Mia Wasikowska’s Helen Hatton falls for Roy Laferty (Henry Mulling – best remembered playing Harry Potter’s spoiled and insolent cousin, Dudley Dursley), who once was scared of spiders. So, he turned to the Lord to escape his fears. Finding faith, Roy started sermonizing about his affliction going as far to show parishioners just how far he had come in conquering his arachnophobia. Let’s just say it doesn’t end well for Roy and Helen.

Years later, Helen’s daughter and Russell’s son would grow up as stepsiblings. Played by Eliza Scanlen and Tom Holland in their adolescent years, their kinship may be the saintliest of all relationships represented. Holland’s Arvin is a watchful protector. As the current interpretation of the friendly, neighborhood Spider-Man, Holland trades the red-and-blue suit gifted to him by Iron Man for a denim one. Jacket and jeans: a denim tuxedo. When he sees his sister Lenora being hounded by three boys teeming with hormones, he reacts swiftly. Taking his licks – getting a shiner that only a cold, raw steak could cure (if he could afford steak) – Arvin recalls his father’s advice in dispensing payback. Being gifted a family heirloom would chart his destiny in becoming a violent avenger.

Although its brutal violence, animal cruelty, and treatment of women aren’t for the faint of heart, THE DEVIL ALL THE TIME sustains interest in large part because of the list of actors assembled. The cast is insane. I haven’t even mentioned Sebastian Stan as a crooked sheriff or Robert Pattinson as a wicked preacher. When first introduced, Pattinson’s grey suit is a telltale sign that he can sway towards good or evil.

Along backroads through god-fearing rural lands, lawlessness roams wild. Guiding us is a mysterious narrator, in keeping with the spirit of Pollack’s novel. It turns out, Campos reached out to the novelist himself to narrate. It’s a novel touch in allowing Pollack to lend his voice, articulating words and sentences that flow like an old, rusted water spigot. The result, though, makes for a bumpy ride, adding to a vexed viewing experience.

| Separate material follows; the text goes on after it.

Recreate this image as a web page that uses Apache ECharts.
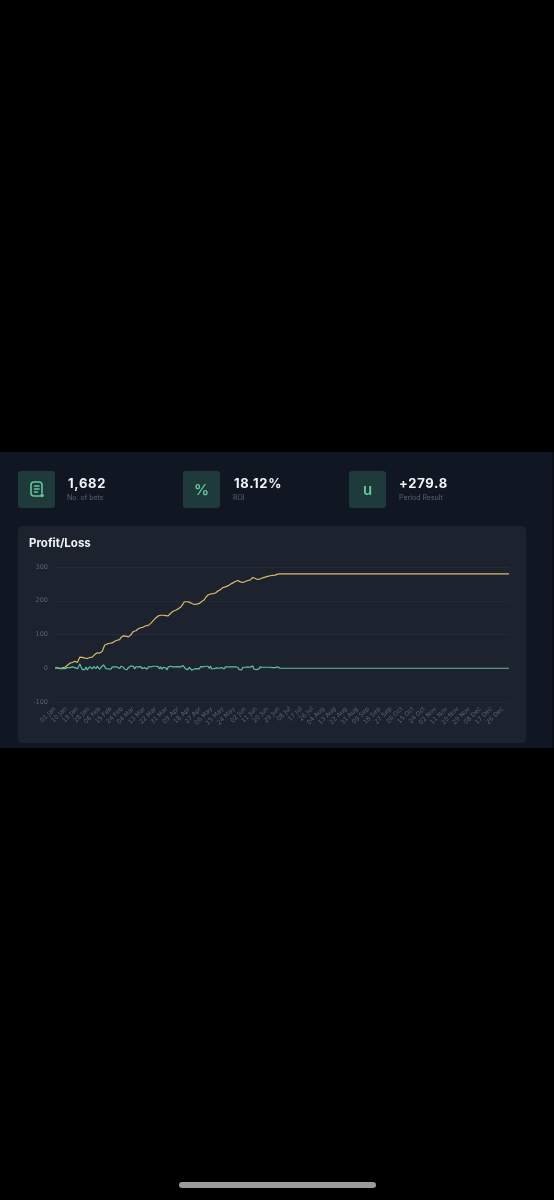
<!DOCTYPE html>
<html><head><meta charset="utf-8">
<script src="https://cdn.jsdelivr.net/npm/echarts@6/dist/echarts.min.js"></script>
<style>
html,body{margin:0;padding:0;background:#000;width:554px;height:1200px;overflow:hidden;font-family:Inter,"Noto Sans",sans-serif}
#band{position:absolute;left:0;top:452px;width:554px;height:296px;background:#111722}
#edge{position:absolute;left:552px;top:452px;width:2px;height:296px;background:#0b0f16}
.ic{position:absolute;top:471px;width:37px;height:37px;border-radius:3px;background:#1f3a3a;color:#62c79f;display:flex;align-items:center;justify-content:center;font-size:15px;font-weight:600;filter:blur(.3px)}
.v{position:absolute;top:475px;color:#f2f4f6;font-size:13px;font-weight:700;letter-spacing:.7px;line-height:16px;white-space:nowrap;filter:blur(.3px)}
.l{position:absolute;top:493px;color:#5b6370;font-size:7px;line-height:10px;white-space:nowrap;filter:blur(.3px)}
#card{position:absolute;left:18px;top:526px;width:508px;height:217px;border-radius:4px;background:#1c222e}
#chart{position:absolute;left:0;top:0;width:508px;height:217px;filter:blur(.35px)}
#home{position:absolute;left:179px;top:1182px;width:197px;height:6px;border-radius:3px;background:#9b9b9b}
</style></head><body>
<div id="band"></div><div id="edge"></div>
<div class="ic" style="left:18px"><svg width="18" height="20" viewBox="0 0 18 20" fill="none" stroke="#62c79f" stroke-width="1.6" stroke-linecap="round"><path d="M12 16H6a3 3 0 0 1-3-3V5a3 3 0 0 1 3-3h5a3 3 0 0 1 3 3v8"/><path d="M6.5 6H11M6.5 9H11M6.5 12H9.5"/><circle cx="14" cy="15.5" r="1.8" fill="#62c79f" stroke="none"/></svg></div>
<div class="v" style="left:68px">1,682</div><div class="l" style="left:67px">No. of bets</div>
<div class="ic" style="left:183px">%</div>
<div class="v" style="left:234px">18.12%</div><div class="l" style="left:233px">ROI</div>
<div class="ic" style="left:349px">u</div>
<div class="v" style="left:399px">+279.8</div><div class="l" style="left:399px">Period Result</div>
<div id="card"><div id="chart"></div></div>
<div id="home"></div>
<script>
const months = ["Jan","Feb","Mar","Apr","May","Jun","Jul","Aug","Sep","Oct","Nov","Dec"];
const monthLengths = [31,29,31,30,31,30,31,31,30,31,30,31];
const categories = [];
monthLengths.forEach((n,m)=>{for(let d=1;d<=n;d++)categories.push(String(d).padStart(2,"0")+" "+months[m]);});
const yTicks = {min:-100,max:300,step:100};

const cumulative = [
0,0,2,0,-1,2,1,4,3,7,
9,13,15,13,17,19,21,18,17,22,
33,36,32,34,30,34,29,28,32,35,
33,38,41,40,46,48,45,48,50,60,
69,68,72,71,74,71,75,76,80,79,
83,86,85,91,93,96,93,95,91,93,
92,99,103,109,107,111,113,117,115,120,
119,122,124,126,123,127,129,133,135,141,
143,149,150,155,153,157,154,157,155,156,
151,155,157,163,165,169,168,172,171,176,
177,181,183,191,197,195,197,193,196,198,
192,191,189,191,190,194,192,197,198,202,
203,209,211,217,216,220,218,221,220,223,
224,229,229,233,235,239,237,241,240,244,
245,249,249,253,253,257,257,260,256,256,
251,254,254,257,256,260,259,262,264,269,
266,266,262,263,261,265,265,268,267,270,
269,272,271,274,273,275,274,276,275,279,
279.8,
279.8,279.8,279.8,279.8,279.8,279.8,279.8,279.8,279.8,279.8,
279.8,279.8,279.8,279.8,279.8,279.8,279.8,279.8,279.8,279.8,
279.8,279.8,279.8,279.8,279.8,279.8,279.8,279.8,279.8,279.8,
279.8,279.8,279.8,279.8,279.8,279.8,279.8,279.8,279.8,279.8,
279.8,279.8,279.8,279.8,279.8,279.8,279.8,279.8,279.8,279.8,
279.8,279.8,279.8,279.8,279.8,279.8,279.8,279.8,279.8,279.8,
279.8,279.8,279.8,279.8,279.8,279.8,279.8,279.8,279.8,279.8,
279.8,279.8,279.8,279.8,279.8,279.8,279.8,279.8,279.8,279.8,
279.8,279.8,279.8,279.8,279.8,279.8,279.8,279.8,279.8,279.8,
279.8,279.8,279.8,279.8,279.8,279.8,279.8,279.8,279.8,279.8,
279.8,279.8,279.8,279.8,279.8,279.8,279.8,279.8,279.8,279.8,
279.8,279.8,279.8,279.8,279.8,279.8,279.8,279.8,279.8,279.8,
279.8,279.8,279.8,279.8,279.8,279.8,279.8,279.8,279.8,279.8,
279.8,279.8,279.8,279.8,279.8,279.8,279.8,279.8,279.8,279.8,
279.8,279.8,279.8,279.8,279.8,279.8,279.8,279.8,279.8,279.8,
279.8,279.8,279.8,279.8,279.8,279.8,279.8,279.8,279.8,279.8,
279.8,279.8,279.8,279.8,279.8,279.8,279.8,279.8,279.8,279.8,
279.8,279.8,279.8,279.8,279.8,279.8,279.8,279.8,279.8,279.8,
279.8,279.8,279.8,279.8,279.8
];

const daily = [
0,0,2,-2,-1,3,-1,3,-1,4,
2,4,2,-2,4,2,2,-3,-1,5,
13,3,-4,-7,-4,4,-5,-4,5,3,
-2,5,3,-1,6,2,-3,3,2,10,
7,-1,4,-2,3,-3,4,1,4,-1,
4,3,-1,6,2,3,-3,2,-4,2,
-1,7,4,6,-2,4,2,4,8,5,
-1,3,2,2,-3,4,2,4,2,6,
2,6,1,5,-2,4,-3,3,-2,1,
-5,4,2,6,2,4,-1,4,-1,5,
1,4,2,8,12,-2,2,-4,3,2,
-6,-8,-2,2,-1,4,-2,5,1,4,
1,6,2,6,-1,7,-2,3,-1,3,
1,5,0,4,2,4,-2,4,-1,4,
1,4,0,4,0,4,0,3,-4,0,
-5,3,0,3,-1,4,-1,3,2,7,
-3,0,-4,1,-2,4,0,3,-1,3,
-1,3,-1,3,-1,2,-1,2,-1,4,
1,
0,0,0,0,0,0,0,0,0,0,
0,0,0,0,0,0,0,0,0,0,
0,0,0,0,0,0,0,0,0,0,
0,0,0,0,0,0,0,0,0,0,
0,0,0,0,0,0,0,0,0,0,
0,0,0,0,0,0,0,0,0,0,
0,0,0,0,0,0,0,0,0,0,
0,0,0,0,0,0,0,0,0,0,
0,0,0,0,0,0,0,0,0,0,
0,0,0,0,0,0,0,0,0,0,
0,0,0,0,0,0,0,0,0,0,
0,0,0,0,0,0,0,0,0,0,
0,0,0,0,0,0,0,0,0,0,
0,0,0,0,0,0,0,0,0,0,
0,0,0,0,0,0,0,0,0,0,
0,0,0,0,0,0,0,0,0,0,
0,0,0,0,0,0,0,0,0,0,
0,0,0,0,0,0,0,0,0,0,
0,0,0,0,0
];

const chart = echarts.init(document.getElementById("chart"),null,{renderer:"canvas"});
chart.setOption({
  animation:false,
  backgroundColor:"transparent",
  title:{text:"Profit/Loss",left:11,top:12,padding:0,textStyle:{color:"#f2f4f6",fontFamily:"Inter",fontSize:11.5,fontWeight:700}},
  grid:{left:37,right:17,top:41,bottom:41,containLabel:false},
  xAxis:{type:"category",data:categories,boundaryGap:false,
    axisLine:{show:false},axisTick:{show:false},
    axisLabel:{interval:8,rotate:45,fontSize:6.2,color:"#5c6371",margin:6,fontFamily:"DejaVu Sans",hideOverlap:false},
    splitLine:{show:false}},
  yAxis:{type:"value",min:yTicks.min,max:yTicks.max,interval:yTicks.step,
    axisLine:{show:false},axisTick:{show:false},
    axisLabel:{fontSize:6.5,color:"#5c6371",margin:7,fontFamily:"DejaVu Sans"},
    splitLine:{lineStyle:{color:"#242a36",width:1}}},
  series:[
    {name:"Cumulative",type:"line",data:cumulative,showSymbol:false,symbol:"none",sampling:false,lineStyle:{color:"#d9bb6c",width:1.2},z:2},
    {name:"Daily",type:"line",data:daily,showSymbol:false,symbol:"none",sampling:false,lineStyle:{color:"#5fbd9f",width:1.2},z:3}
  ]
});
</script>
</body></html>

It didn’t bother me much. Actually, upon seeing THE DEVIL ALL THE TIME, I was more inclined to read the novel to immerse myself further in these deranged characters’ lives and allow Pollack’s prose to penetrate my eyeballs.

Gritty and gothic, THE DEVIL ALL THE TIME is not a pleasing watch. But a talented cast playing deplorables is just enough to spark interest. Just make sure to shower afterward. You’re going to need one.

Grade: B-

THE DEVIL ALL THE TIME is now playing in select theaters. Available to stream on Netflix on September 16.